The AO further contended that provisions of 112(1)(c)(iii) supplements the provision of section 48, which is a special provision applicable in this certain specific circumstance, hence the assessee is not given any option to choose the provision as per their convenience.

Hence, capital gains in the present case have to be computed under section 112(1)(c)(iii) without giving effect to the 1st and 2nd proviso to section 48 of the Act.

4. TRIBUNALS JUDGMENT:

Hearing both sides, the Tribunal Held that, in the case of non-residents section 112(1)(c)(iii) is a special provision for the computation of capital gains arising from the transfer of unlisted shares and securities. Whereas, section 48 of the Act is a general provision, which deals with the mode of computation of capital gains in all the cases of transfer of capital assets.

Further, the Tribunal held that section 112(1)(c)(iii) is the specific provision and the assessee satisfies all the below-mentioned conditions under section 112 for the transaction to be taxed as capital gains:

(i) Case of non-resident or foreign company

(ii) Long-term capital gains arise;

(iii) From the transfer of unlisted shares or securities of a company not being a company in which the public are substantially interested, are fulfilled, capital gains are required to be computed as per the manner provided under the said section.

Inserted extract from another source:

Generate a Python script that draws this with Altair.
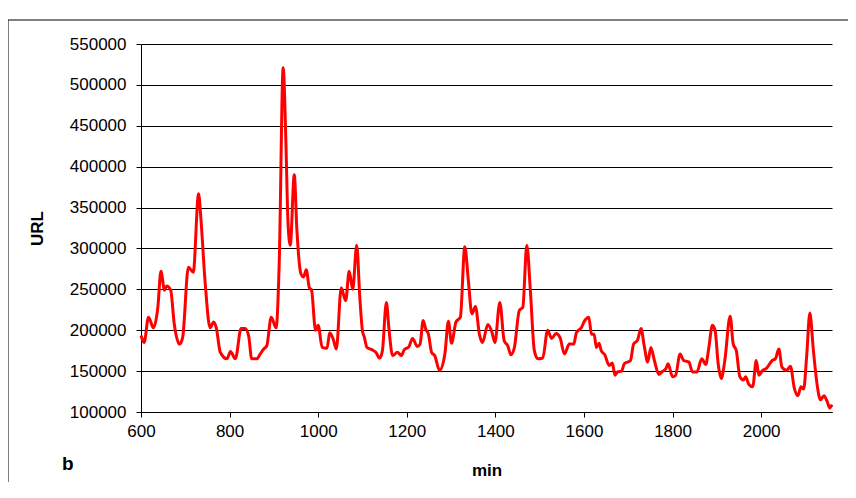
import altair as alt
import pandas as pd

minutes = [600, 607, 617, 628, 638, 645, 653, 658, 667, 675, 687, 694, 707, 718, 730, 735, 745, 756, 764, 770,
           779, 794, 802, 813, 826, 835, 843, 850, 862, 867, 877, 884, 894, 905, 912, 921, 927, 932, 937, 946,
           952, 961, 967, 973, 980, 985, 994, 1000, 1009, 1020, 1026, 1034, 1041, 1052, 1062, 1070, 1078, 1087,
           1094, 1100, 1104, 1110, 1122, 1130, 1139, 1145, 1154, 1160, 1168, 1179, 1188, 1194, 1205, 1213, 1224,
           1230, 1237, 1243, 1249, 1256, 1263, 1274, 1286, 1294, 1301, 1311, 1321, 1331, 1339, 1347, 1355, 1364,
           1371, 1383, 1392, 1399, 1410, 1420, 1428, 1435, 1443, 1454, 1462, 1471, 1479, 1488, 1496, 1507, 1518,
           1527, 1537, 1546, 1556, 1567, 1577, 1583, 1594, 1602, 1611, 1617, 1623, 1628, 1634, 1639, 1647, 1657,
           1664, 1670, 1676, 1685, 1691, 1705, 1712, 1721, 1729, 1736, 1744, 1751, 1759, 1769, 1778, 1785, 1790,
           1800, 1807, 1817, 1825, 1837, 1845, 1855, 1866, 1875, 1882, 1890, 1896, 1903, 1910, 1918, 1930, 1937,
           1944, 1952, 1960, 1965, 1972, 1981, 1989, 1995, 2002, 2013, 2025, 2032, 2040, 2047, 2058, 2066, 2075,
           2083, 2090, 2096, 2103, 2110, 2118, 2127, 2134, 2142, 2149, 2155, 2160]

url = [193500, 185000, 216000, 203000, 228000, 272000, 249000, 254000, 249000, 208000, 183000, 191000, 277000,
       271000, 367000, 338000, 257000, 203000, 210000, 203000, 173000, 165000, 174000, 165000, 202000, 202000,
       193000, 165000, 165000, 169000, 177000, 181000, 216000, 203000, 281000, 521000, 432000, 330000, 304000,
       390000, 322000, 269000, 265000, 274000, 252000, 249000, 200000, 206000, 179000, 178000, 197000, 189000,
       177000, 252000, 236000, 272000, 250000, 304000, 240000, 199000, 192000, 179000, 176000, 173000, 166000,
       175000, 234000, 200000, 169000, 173000, 169000, 176000, 180000, 190000, 180000, 183000, 212000, 201000,
       195000, 173000, 169000, 151000, 171000, 211000, 184000, 210000, 216000, 302000, 261000, 220000, 229000,
       195000, 185000, 207000, 198000, 185000, 234000, 187000, 181000, 170000, 179000, 224000, 228000, 304000,
       249000, 175000, 165000, 166000, 200000, 190000, 196000, 191000, 171000, 183000, 183000, 197000, 203000,
       212000, 216000, 195000, 195000, 179000, 184000, 175000, 170000, 157000, 160000, 145000, 149000, 150000,
       159000, 163000, 183000, 188000, 202000, 181000, 161000, 179000, 163000, 146000, 150000, 153000, 159000,
       143000, 145000, 171000, 163000, 161000, 149000, 149000, 165000, 158000, 179000, 206000, 200000, 159000,
       141000, 163000, 217000, 183000, 175000, 143000, 139000, 143000, 134000, 131000, 163000, 145000, 150000,
       154000, 163000, 165000, 177000, 155000, 151000, 156000, 129000, 120000, 131000, 128000, 170000, 221000,
       175000, 131000, 115000, 120000, 113000, 105000, 109000]

x_ticks = [600, 800, 1000, 1200, 1400, 1600, 1800, 2000]
y_ticks = [100000, 150000, 200000, 250000, 300000, 350000, 400000, 450000, 500000, 550000]

df = pd.DataFrame({"min": minutes, "URL": url})

FONT = "Liberation Sans"

line = alt.Chart(df).mark_line(color="#FF0000", strokeWidth=3, interpolate="monotone").encode(
    x=alt.X("min:Q",
            scale=alt.Scale(domain=[600, 2160], nice=False, zero=False),
            axis=alt.Axis(values=x_ticks, title="min", grid=False, tickSize=5, labelPadding=6,
                          labelFlush=False, labelOverlap=False,
                          titleY=58, titleBaseline="middle", format="d")),
    y=alt.Y("URL:Q",
            scale=alt.Scale(domain=[100000, 550000], nice=False, zero=False),
            axis=alt.Axis(values=y_ticks, title="URL", grid=True, tickSize=5, labelPadding=10,
                          labelFlush=False, labelOverlap=False,
                          format="d", titleAngle=270, titleX=-104, titleY=184,
                          titleAlign="center", titleBaseline="middle")),
)

one = alt.Data(values=[{"k": 1}])

frame_left = alt.Chart(one).mark_rule(color="black", strokeWidth=1).encode(
    x=alt.value(-133), y=alt.value(-24), y2=alt.value(520))
frame_top = alt.Chart(one).mark_rule(color="black", strokeWidth=1).encode(
    x=alt.value(-133), x2=alt.value(900), y=alt.value(-24))

label_b = alt.Chart(one).mark_text(text="b", font=FONT, fontSize=19, fontWeight="bold",
                                   align="left", baseline="alphabetic", color="black").encode(
    x=alt.value(-79), y=alt.value(426))

chart = alt.layer(line, frame_left, frame_top, label_b).properties(
    width=691, height=368,
    autosize=alt.AutoSizeParams(type="none"),
    padding={"left": 133, "top": 36, "right": 16, "bottom": 70},
).configure_view(stroke=None).configure_axis(
    domainColor="black", tickColor="black", gridColor="black", gridWidth=1,
    labelColor="black", labelFont=FONT, labelFontSize=17,
    titleColor="black", titleFont=FONT, titleFontSize=17, titleFontWeight="bold",
)

chart.save("out.html", embed_options={"renderer": "svg", "actions": False})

The Tribunal also concluded that if a special provision is made respecting a certain matter, that matter is excluded from the general provision under the rule which is expressed by the maxim “Generallia specialibus non derogant”.

It is also a well-settled rule of construction that when, in an enactment, two provisions exist, which cannot be reconciled with each other, they should be so interpreted that, if possible, the effect should be given to both. Therefore, if the submission of the assessee that in the present case the income chargeable under the head “capital gains” is to be computed only as per section 48 of the Act is accepted, then the same would render the computation mechanism provided in section 112(1)(c)(iii) of the Act completely otiose and redundant.

Hence the Tribunal found no merits in the assessee’s submission and concluded that capital gains have to be computed only by reference to provisions of section 112(1)(c)(iii) of the Act.

5. IMPLICATIONS OF THE JUDGEMENT:

Before this judgment, NRs use to take advantage of the first proviso to section 48 of The Act where the expenditure they had incurred for the cost of acquisition, any other expenditure they had incurred wholly and exclusively for transfer of assets would be given the benefit of foreign currency fluctuations. This benefit allowed NRs to reduce their capital gains liability and allowed them to carry forward any losses they would have incurred under section 74 of the act.

This Judgement would have wide-ranging implications for all NR Private Equity Investors and Venture capitalists who invest in various start-ups across India. Given how the value of the rupee has been fast depreciating against the dollar in the past year and with the Central banks increasing their interest rates to combat inflation across the world the value of the rupee could further fall in the future. This would have a direct impact on the capital gains calculations and the benefits available under section 48 of the Act. Companies could now be liable to pay long-term capital gains even if they arrive at losses under section 48 of the Act.

Therefore, it would be advisable that NR companies and individuals reconsider and revaluate their tax positions concerning the capital gains on the investments they make in private company shares or securities.

Although this stance was taken by the Mumbai Tribunal, it would be interesting to see if the assessee appeals to higher authorities and how they would interpret this issue.